You go to forum and ask - "How to clean them?". And answer is "Just buy one filter, but newer, lol". Not really helpful, don't you think so?
 

dante4

Member
Jul 8, 2021
43
9
8
Nowhere in this thread did you specify you needed two ports per client
Welp, degrading speed of the system is always great idea. I trough that it's basic logic if you propose to buy something - it should be at least not worse than current solution.
 

mach3.2

Active Member
Feb 7, 2022
138
95
28
If telling you "a car won't fly like a plane" is considered "unhelpful", then I guess they should all just move on and leave you to your own devices.
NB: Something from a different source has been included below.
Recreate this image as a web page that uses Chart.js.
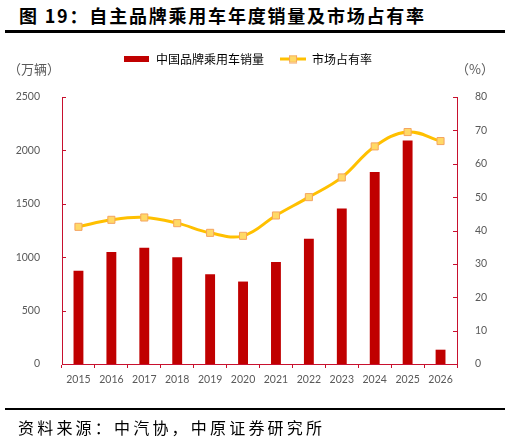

and didn't fohdeesha linked you a 40GbE cx4 for 90 bucks in the same post you quoted? Not as good as $15/card but it's definitely ahead of $200/card...
 

klui

Well-Known Member
Feb 3, 2019
852
471
63
MCX455A - single port, yeah, great idea to make bottleneck out of thin air. :)
CX4s are PCIe gen 3 and the maximum bandwidth available is only 126Gb. Having 2 ports will only allow you to have failover not use both of them at the same time.

This thread reminds me of
  • Good
  • Fast
  • Cheap
Pick any 2.
 

Mithril

Active Member
Sep 13, 2019
381
122
43
CX4s are PCIe gen 3 and the maximum bandwidth available is only 126Gb. Having 2 ports will only allow you to have failover not use both of them at the same time.

This thread reminds me of
  • Good
  • Fast
  • Cheap
Pick any 2.
My friend the MCX416A-CCAT is a Gen3x16 card.

I've read the thread and I'm completely missing where OP managed to even imply much less spell out that dual port was needed, the best I could infer was a reasonable guess of "at least as much bandwidth as currently". And it sounds like people are saying "those features simply do not work in the older cards" which would suck for OP but if that is that case, thats how things are.

OP also seems to be trying to A) Get ESXi to do what they want and B) get ESXi to play nice with "older" hardware. C) it is being implied there is a need for dual port for bandwidth and not failover between switch and clients.
In my experience these are all ways to go through a costco sized bottle of headache pills in a weekend...
 
  • Like
Reactions: blunden and mach3.2

mach3.2

Active Member
Feb 7, 2022
138
95
28
B) get ESXi to play nice with "older" hardware.
lol.

I digress; SR-IOV doesn't even work with the native mlx4 drivers on esxi6.7/7 despite working on the old linux based drivers. The writing was long on the wall for CX3 era of cards, especially if you're working with vSphere.